--- DATA EXCERPT ---
• • • •
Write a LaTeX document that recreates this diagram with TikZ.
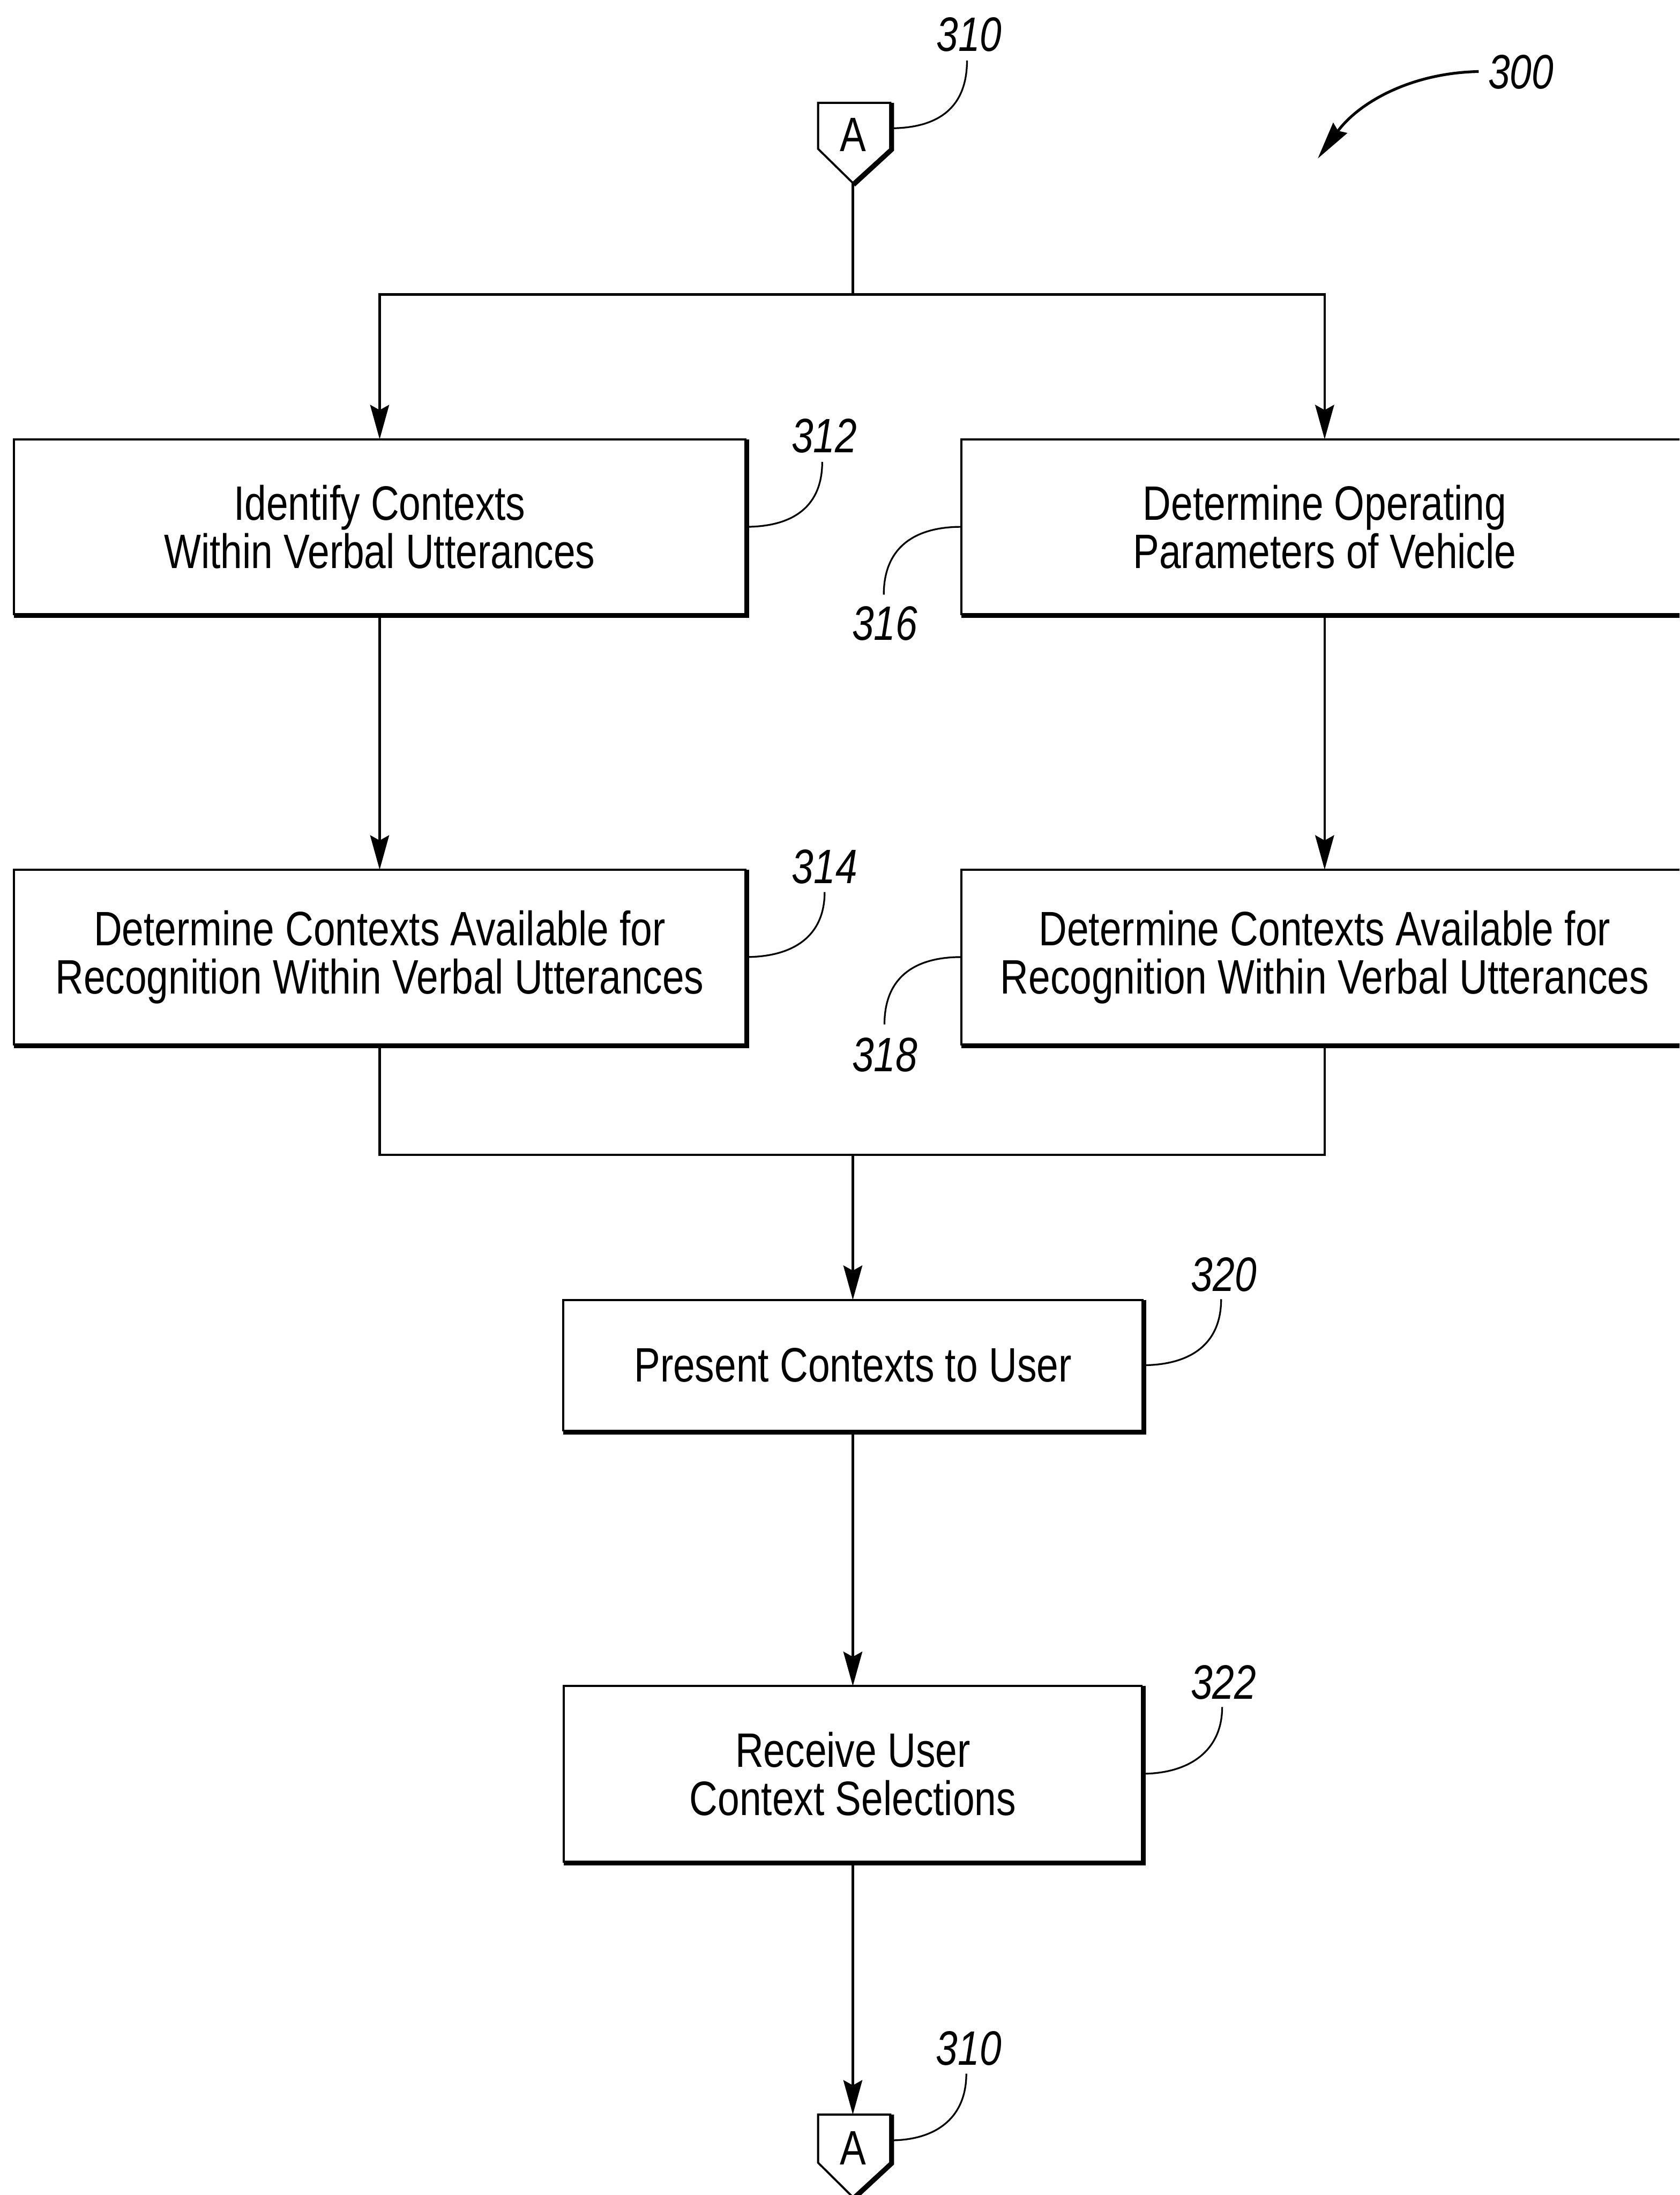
\documentclass[tikz,border=0pt]{standalone}
\usepackage{fontspec}
\setmainfont{Liberation Sans}[FakeStretch=0.81]
\usetikzlibrary{arrows.meta}
\begin{document}
\begin{tikzpicture}[x=0.1mm,y=-0.1mm,
  boxtext/.style={font=\fontsize{40}{40}\selectfont},
  stepbox/.style={draw, line width=0.6mm, outer sep=0pt, inner sep=0pt, align=center, boxtext},
  numlabel/.style={font=\fontsize{40}{40}\selectfont\itshape, inner sep=0pt},
  leader/.style={line width=0.5mm},
  flow/.style={line width=0.7mm},
  arrow/.style={flow, -{Stealth[length=10mm, width=5.5mm, inset=1.5mm]}},
  shade/.style={line width=1.4mm},
]
\useasboundingbox (0,0) rectangle (4884,6383);
\clip (0,0) rectangle (4884,6383);

% boxes
\node[stepbox, minimum width=212.8mm, minimum height=50.9mm] (b312) at (1104,1532) {Identify Contexts\\Within Verbal Utterances};
\node[stepbox, minimum width=211.2mm, minimum height=50.9mm] (b316) at (3852,1532) {Determine Operating\\Parameters of Vehicle};
\node[stepbox, minimum width=212.8mm, minimum height=50.8mm] (b314) at (1104,2783) {Determine Contexts Available for\\Recognition Within Verbal Utterances};
\node[stepbox, minimum width=211.2mm, minimum height=50.8mm] (b318) at (3852,2783) {Determine Contexts Available for\\Recognition Within Verbal Utterances};
\node[stepbox, minimum width=168.4mm, minimum height=38mm] (b320) at (2480,3970) {Present Contexts to User};
\node[stepbox, minimum width=168.0mm, minimum height=51mm] (b322) at (2480,5158) {Receive User\\Context Selections};

% shadow edges (right and bottom thicker)
\foreach \n in {b312,b316,b314,b318,b320,b322}{
  \draw[shade] ([shift={(4,0)}]\n.north east) -- ([shift={(4,4)}]\n.south east) -- ([shift={(0,4)}]\n.south west);
}

% off-page connectors
\node[boxtext, inner sep=0pt] (conA) at (2481,392) {A};
\draw[line width=0.6mm, line join=miter] (2379,299) -- (2589,299) -- (2589,433) -- (2480,532) -- (2379,433) -- cycle;
\draw[shade] (2593,299) -- (2593,435) -- (2482,537);
\coordinate (conAtip) at (2480,532);
\coordinate (conAright) at (2589,373);

\node[boxtext, inner sep=0pt] (conB) at (2481,6247) {A};
\draw[line width=0.6mm, line join=miter] (2379,6149) -- (2589,6149) -- (2589,6289) -- (2480,6389) -- (2379,6289) -- cycle;
\draw[shade] (2593,6149) -- (2593,6291) -- (2482,6394);
\coordinate (conBtop) at (2480,6149);
\coordinate (conBright) at (2589,6224);

% flow lines
\coordinate (split) at (2480,856);
\coordinate (merge) at (2480,3358);
\draw[flow] (conAtip) -- (split);
\draw[arrow] (split) -| (b312.north);
\draw[arrow] (split) -| (b316.north);
\draw[arrow] (b312.south) -- (b314.north);
\draw[arrow] (b316.south) -- (b318.north);
\draw[flow] (b314.south) |- (merge);
\draw[flow] (b318.south) |- (merge);
\draw[arrow] (merge) -- (b320.north);
\draw[arrow] (b320.south) -- (b322.north);
\draw[arrow] (b322.south) -- (conBtop);

% reference numerals
\node[numlabel] (n310a) at (2818,101) {310};
\node[numlabel] (n300) at (4423,210) {300};
\node[numlabel] (n312) at (2397,1268) {312};
\node[numlabel] (n316) at (2573,1813) {316};
\node[numlabel] (n314) at (2398,2520) {314};
\node[numlabel] (n318) at (2573,3067) {318};
\node[numlabel] (n320) at (3559,3706) {320};
\node[numlabel] (n322) at (3558,4893) {322};
\node[numlabel] (n310b) at (2817,5957) {310};

% leaders
\draw[leader] (2812,176) .. controls (2812,320) and (2720,373) .. (conAright);
\draw[leader] (2391,1343) .. controls (2391,1470) and (2310,1532) .. (b312.east);
\draw[leader] (b316.west) .. controls (2650,1532) and (2570,1600) .. (2570,1729);
\draw[leader] (2398,2594) .. controls (2398,2720) and (2310,2783) .. (b314.east);
\draw[leader] (b318.west) .. controls (2650,2783) and (2572,2850) .. (2572,2979);
\draw[leader] (3551,3778) .. controls (3551,3910) and (3460,3970) .. (b320.east);
\draw[leader] (3554,4964) .. controls (3554,5090) and (3460,5158) .. (b322.east);
\draw[leader] (2810,6030) .. controls (2810,6160) and (2720,6224) .. (conBright);

% figure arrow 300
\draw[line width=0.8mm, -{Stealth[length=11mm, width=5mm, inset=1mm]}] (4300,208) .. controls (4100,212) and (3950,300) .. (3832,461);
\end{tikzpicture}
\end{document}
• • • •
--- GIVEN EXERCISE ---
Repeat only the lines between the start of the data and the line with "(conAright) at (2589,373);", including those two lines, and skip the pictures.

--- OUTPUT FOR THIS TASK ---
Write a LaTeX document that recreates this diagram with TikZ.
\documentclass[tikz,border=0pt]{standalone}
\usepackage{fontspec}
\setmainfont{Liberation Sans}[FakeStretch=0.81]
\usetikzlibrary{arrows.meta}
\begin{document}
\begin{tikzpicture}[x=0.1mm,y=-0.1mm,
  boxtext/.style={font=\fontsize{40}{40}\selectfont},
  stepbox/.style={draw, line width=0.6mm, outer sep=0pt, inner sep=0pt, align=center, boxtext},
  numlabel/.style={font=\fontsize{40}{40}\selectfont\itshape, inner sep=0pt},
  leader/.style={line width=0.5mm},
  flow/.style={line width=0.7mm},
  arrow/.style={flow, -{Stealth[length=10mm, width=5.5mm, inset=1.5mm]}},
  shade/.style={line width=1.4mm},
]
\useasboundingbox (0,0) rectangle (4884,6383);
\clip (0,0) rectangle (4884,6383);

% boxes
\node[stepbox, minimum width=212.8mm, minimum height=50.9mm] (b312) at (1104,1532) {Identify Contexts\\Within Verbal Utterances};
\node[stepbox, minimum width=211.2mm, minimum height=50.9mm] (b316) at (3852,1532) {Determine Operating\\Parameters of Vehicle};
\node[stepbox, minimum width=212.8mm, minimum height=50.8mm] (b314) at (1104,2783) {Determine Contexts Available for\\Recognition Within Verbal Utterances};
\node[stepbox, minimum width=211.2mm, minimum height=50.8mm] (b318) at (3852,2783) {Determine Contexts Available for\\Recognition Within Verbal Utterances};
\node[stepbox, minimum width=168.4mm, minimum height=38mm] (b320) at (2480,3970) {Present Contexts to User};
\node[stepbox, minimum width=168.0mm, minimum height=51mm] (b322) at (2480,5158) {Receive User\\Context Selections};

% shadow edges (right and bottom thicker)
\foreach \n in {b312,b316,b314,b318,b320,b322}{
  \draw[shade] ([shift={(4,0)}]\n.north east) -- ([shift={(4,4)}]\n.south east) -- ([shift={(0,4)}]\n.south west);
}

% off-page connectors
\node[boxtext, inner sep=0pt] (conA) at (2481,392) {A};
\draw[line width=0.6mm, line join=miter] (2379,299) -- (2589,299) -- (2589,433) -- (2480,532) -- (2379,433) -- cycle;
\draw[shade] (2593,299) -- (2593,435) -- (2482,537);
\coordinate (conAtip) at (2480,532);
\coordinate (conAright) at (2589,373);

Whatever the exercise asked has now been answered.